Copy nothing but the text: reproduce each line of the listing exactly and leave the pictures out.

**** Material provided

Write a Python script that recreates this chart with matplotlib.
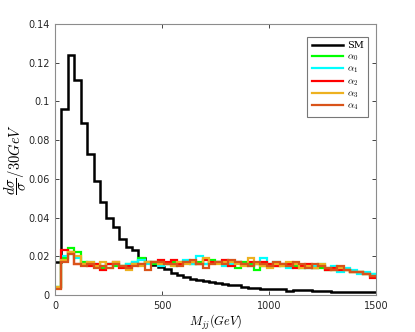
import numpy as np
import matplotlib
matplotlib.use("Agg")
import matplotlib.pyplot as plt

plt.rcParams['mathtext.fontset'] = 'cm'

bin_width = 30
n_bins = 50
edges = np.arange(0, (n_bins + 1) * bin_width, bin_width)

sm = [0.017, 0.096, 0.124, 0.111, 0.089, 0.073, 0.059, 0.048, 0.040, 0.035,
      0.029, 0.025, 0.023, 0.019, 0.017, 0.0155, 0.0145, 0.0133, 0.0115, 0.0105,
      0.0095, 0.0085, 0.0078, 0.0072, 0.0068, 0.0062, 0.0058, 0.0054, 0.0050, 0.0043,
      0.0036, 0.0035, 0.0033, 0.0030, 0.0032, 0.0033, 0.0020, 0.0027, 0.0024, 0.0025,
      0.0022, 0.0023, 0.0019, 0.0018, 0.0016, 0.0016, 0.0015, 0.0016, 0.0014, 0.0017]

alpha0 = [0.004, 0.019, 0.0245, 0.022, 0.017, 0.016, 0.015, 0.014, 0.016, 0.015,
          0.015, 0.016, 0.017, 0.019, 0.017, 0.016, 0.016, 0.016, 0.017, 0.016,
          0.017, 0.016, 0.017, 0.016, 0.018, 0.017, 0.017, 0.016, 0.014, 0.017,
          0.016, 0.013, 0.015, 0.016, 0.015, 0.015, 0.016, 0.015, 0.014, 0.015,
          0.014, 0.014, 0.013, 0.013, 0.014, 0.013, 0.012, 0.012, 0.011, 0.011]

alpha1 = [0.004, 0.020, 0.021, 0.019, 0.016, 0.017, 0.016, 0.015, 0.016, 0.016,
          0.015, 0.016, 0.017, 0.018, 0.016, 0.017, 0.015, 0.016, 0.015, 0.017,
          0.018, 0.016, 0.020, 0.016, 0.017, 0.017, 0.015, 0.016, 0.017, 0.016,
          0.015, 0.016, 0.019, 0.015, 0.017, 0.016, 0.014, 0.016, 0.015, 0.014,
          0.015, 0.016, 0.014, 0.015, 0.012, 0.014, 0.013, 0.011, 0.012, 0.011]

alpha2 = [0.0035, 0.023, 0.022, 0.016, 0.016, 0.015, 0.016, 0.013, 0.016, 0.017,
          0.014, 0.015, 0.016, 0.016, 0.017, 0.017, 0.018, 0.017, 0.018, 0.016,
          0.017, 0.017, 0.016, 0.018, 0.017, 0.017, 0.018, 0.015, 0.017, 0.016,
          0.017, 0.016, 0.017, 0.016, 0.015, 0.016, 0.016, 0.014, 0.015, 0.016,
          0.014, 0.015, 0.013, 0.014, 0.013, 0.013, 0.012, 0.012, 0.011, 0.009]

alpha3 = [0.004, 0.018, 0.022, 0.020, 0.016, 0.017, 0.015, 0.017, 0.014, 0.017,
          0.015, 0.013, 0.016, 0.015, 0.017, 0.017, 0.016, 0.016, 0.015, 0.017,
          0.016, 0.017, 0.016, 0.019, 0.016, 0.016, 0.017, 0.017, 0.016, 0.015,
          0.019, 0.016, 0.015, 0.014, 0.016, 0.015, 0.017, 0.016, 0.014, 0.015,
          0.014, 0.016, 0.014, 0.013, 0.014, 0.013, 0.012, 0.012, 0.011, 0.010]

alpha4 = [0.003, 0.017, 0.021, 0.016, 0.015, 0.016, 0.014, 0.015, 0.014, 0.016,
          0.015, 0.014, 0.015, 0.016, 0.013, 0.017, 0.017, 0.016, 0.016, 0.015,
          0.017, 0.018, 0.016, 0.014, 0.016, 0.017, 0.016, 0.018, 0.017, 0.016,
          0.015, 0.017, 0.016, 0.015, 0.017, 0.016, 0.015, 0.017, 0.016, 0.014,
          0.016, 0.015, 0.014, 0.013, 0.015, 0.013, 0.012, 0.012, 0.011, 0.010]

labels = ['SM', r'$\alpha_0$', r'$\alpha_1$', r'$\alpha_2$', r'$\alpha_3$', r'$\alpha_4$']
colors = ['#000000', '#00ff00', '#00ffff', '#ff0000', '#edb120', '#d95319']
series = [sm, alpha0, alpha1, alpha2, alpha3, alpha4]

xticks = [0, 500, 1000, 1500]
yticks = [0, 0.02, 0.04, 0.06, 0.08, 0.1, 0.12, 0.14]
ytick_labels = ['0', '0.02', '0.04', '0.06', '0.08', '0.1', '0.12', '0.14']

fig = plt.figure(figsize=(4.15, 3.32), dpi=100)
ax = fig.add_axes([0.1325, 0.1114, 0.7735, 0.8163])

for vals, lab, col in zip(series, labels, colors):
    ax.stairs(vals, edges, color=col, linewidth=1.8 if lab == 'SM' else 1.6,
              label=lab, baseline=None)

ax.set_xlim(0, 1500)
ax.set_ylim(0, 0.14)
ax.set_xticks(xticks)
ax.set_xticklabels([str(t) for t in xticks])
ax.set_yticks(yticks)
ax.set_yticklabels(ytick_labels)
ax.tick_params(direction='in', top=True, right=True, labelsize=7, length=3,
               width=0.6, colors='#262626', pad=4)
for sp in ax.spines.values():
    sp.set_color('#8c8c8c')
    sp.set_linewidth(0.8)

ax.set_xlabel(r'$M_{jj}(GeV)$', fontsize=9, labelpad=2)
ax.set_ylabel(r'$\dfrac{d\sigma}{\sigma}/30GeV$', fontsize=10.5, labelpad=0)

leg = ax.legend(loc='upper right', frameon=True, fancybox=False,
                edgecolor='#555555', handlelength=3.2, borderpad=0.45,
                labelspacing=0.18, handletextpad=0.4,
                prop={'family': 'DejaVu Serif', 'size': 7},
                bbox_to_anchor=(0.99, 0.97))
leg.get_frame().set_linewidth(0.8)

fig.savefig('out.png', dpi=100)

********

→ **Solution to this problem**:
Write a Python script that recreates this chart with matplotlib.
import numpy as np
import matplotlib
matplotlib.use("Agg")
import matplotlib.pyplot as plt

plt.rcParams['mathtext.fontset'] = 'cm'

bin_width = 30
n_bins = 50
edges = np.arange(0, (n_bins + 1) * bin_width, bin_width)

sm = [0.017, 0.096, 0.124, 0.111, 0.089, 0.073, 0.059, 0.048, 0.040, 0.035,
      0.029, 0.025, 0.023, 0.019, 0.017, 0.0155, 0.0145, 0.0133, 0.0115, 0.0105,
      0.0095, 0.0085, 0.0078, 0.0072, 0.0068, 0.0062, 0.0058, 0.0054, 0.0050, 0.0043,
      0.0036, 0.0035, 0.0033, 0.0030, 0.0032, 0.0033, 0.0020, 0.0027, 0.0024, 0.0025,
      0.0022, 0.0023, 0.0019, 0.0018, 0.0016, 0.0016, 0.0015, 0.0016, 0.0014, 0.0017]

alpha0 = [0.004, 0.019, 0.0245, 0.022, 0.017, 0.016, 0.015, 0.014, 0.016, 0.015,
          0.015, 0.016, 0.017, 0.019, 0.017, 0.016, 0.016, 0.016, 0.017, 0.016,
          0.017, 0.016, 0.017, 0.016, 0.018, 0.017, 0.017, 0.016, 0.014, 0.017,
          0.016, 0.013, 0.015, 0.016, 0.015, 0.015, 0.016, 0.015, 0.014, 0.015,
          0.014, 0.014, 0.013, 0.013, 0.014, 0.013, 0.012, 0.012, 0.011, 0.011]

alpha1 = [0.004, 0.020, 0.021, 0.019, 0.016, 0.017, 0.016, 0.015, 0.016, 0.016,
          0.015, 0.016, 0.017, 0.018, 0.016, 0.017, 0.015, 0.016, 0.015, 0.017,
          0.018, 0.016, 0.020, 0.016, 0.017, 0.017, 0.015, 0.016, 0.017, 0.016,
          0.015, 0.016, 0.019, 0.015, 0.017, 0.016, 0.014, 0.016, 0.015, 0.014,
          0.015, 0.016, 0.014, 0.015, 0.012, 0.014, 0.013, 0.011, 0.012, 0.011]

alpha2 = [0.0035, 0.023, 0.022, 0.016, 0.016, 0.015, 0.016, 0.013, 0.016, 0.017,
          0.014, 0.015, 0.016, 0.016, 0.017, 0.017, 0.018, 0.017, 0.018, 0.016,
          0.017, 0.017, 0.016, 0.018, 0.017, 0.017, 0.018, 0.015, 0.017, 0.016,
          0.017, 0.016, 0.017, 0.016, 0.015, 0.016, 0.016, 0.014, 0.015, 0.016,
          0.014, 0.015, 0.013, 0.014, 0.013, 0.013, 0.012, 0.012, 0.011, 0.009]

alpha3 = [0.004, 0.018, 0.022, 0.020, 0.016, 0.017, 0.015, 0.017, 0.014, 0.017,
          0.015, 0.013, 0.016, 0.015, 0.017, 0.017, 0.016, 0.016, 0.015, 0.017,
          0.016, 0.017, 0.016, 0.019, 0.016, 0.016, 0.017, 0.017, 0.016, 0.015,
          0.019, 0.016, 0.015, 0.014, 0.016, 0.015, 0.017, 0.016, 0.014, 0.015,
          0.014, 0.016, 0.014, 0.013, 0.014, 0.013, 0.012, 0.012, 0.011, 0.010]

alpha4 = [0.003, 0.017, 0.021, 0.016, 0.015, 0.016, 0.014, 0.015, 0.014, 0.016,
          0.015, 0.014, 0.015, 0.016, 0.013, 0.017, 0.017, 0.016, 0.016, 0.015,
          0.017, 0.018, 0.016, 0.014, 0.016, 0.017, 0.016, 0.018, 0.017, 0.016,
          0.015, 0.017, 0.016, 0.015, 0.017, 0.016, 0.015, 0.017, 0.016, 0.014,
          0.016, 0.015, 0.014, 0.013, 0.015, 0.013, 0.012, 0.012, 0.011, 0.010]

labels = ['SM', r'$\alpha_0$', r'$\alpha_1$', r'$\alpha_2$', r'$\alpha_3$', r'$\alpha_4$']
colors = ['#000000', '#00ff00', '#00ffff', '#ff0000', '#edb120', '#d95319']
series = [sm, alpha0, alpha1, alpha2, alpha3, alpha4]

xticks = [0, 500, 1000, 1500]
yticks = [0, 0.02, 0.04, 0.06, 0.08, 0.1, 0.12, 0.14]
ytick_labels = ['0', '0.02', '0.04', '0.06', '0.08', '0.1', '0.12', '0.14']

fig = plt.figure(figsize=(4.15, 3.32), dpi=100)
ax = fig.add_axes([0.1325, 0.1114, 0.7735, 0.8163])

for vals, lab, col in zip(series, labels, colors):
    ax.stairs(vals, edges, color=col, linewidth=1.8 if lab == 'SM' else 1.6,
              label=lab, baseline=None)

ax.set_xlim(0, 1500)
ax.set_ylim(0, 0.14)
ax.set_xticks(xticks)
ax.set_xticklabels([str(t) for t in xticks])
ax.set_yticks(yticks)
ax.set_yticklabels(ytick_labels)
ax.tick_params(direction='in', top=True, right=True, labelsize=7, length=3,
               width=0.6, colors='#262626', pad=4)
for sp in ax.spines.values():
    sp.set_color('#8c8c8c')
    sp.set_linewidth(0.8)

ax.set_xlabel(r'$M_{jj}(GeV)$', fontsize=9, labelpad=2)
ax.set_ylabel(r'$\dfrac{d\sigma}{\sigma}/30GeV$', fontsize=10.5, labelpad=0)

leg = ax.legend(loc='upper right', frameon=True, fancybox=False,
                edgecolor='#555555', handlelength=3.2, borderpad=0.45,
                labelspacing=0.18, handletextpad=0.4,
                prop={'family': 'DejaVu Serif', 'size': 7},
                bbox_to_anchor=(0.99, 0.97))
leg.get_frame().set_linewidth(0.8)

fig.savefig('out.png', dpi=100)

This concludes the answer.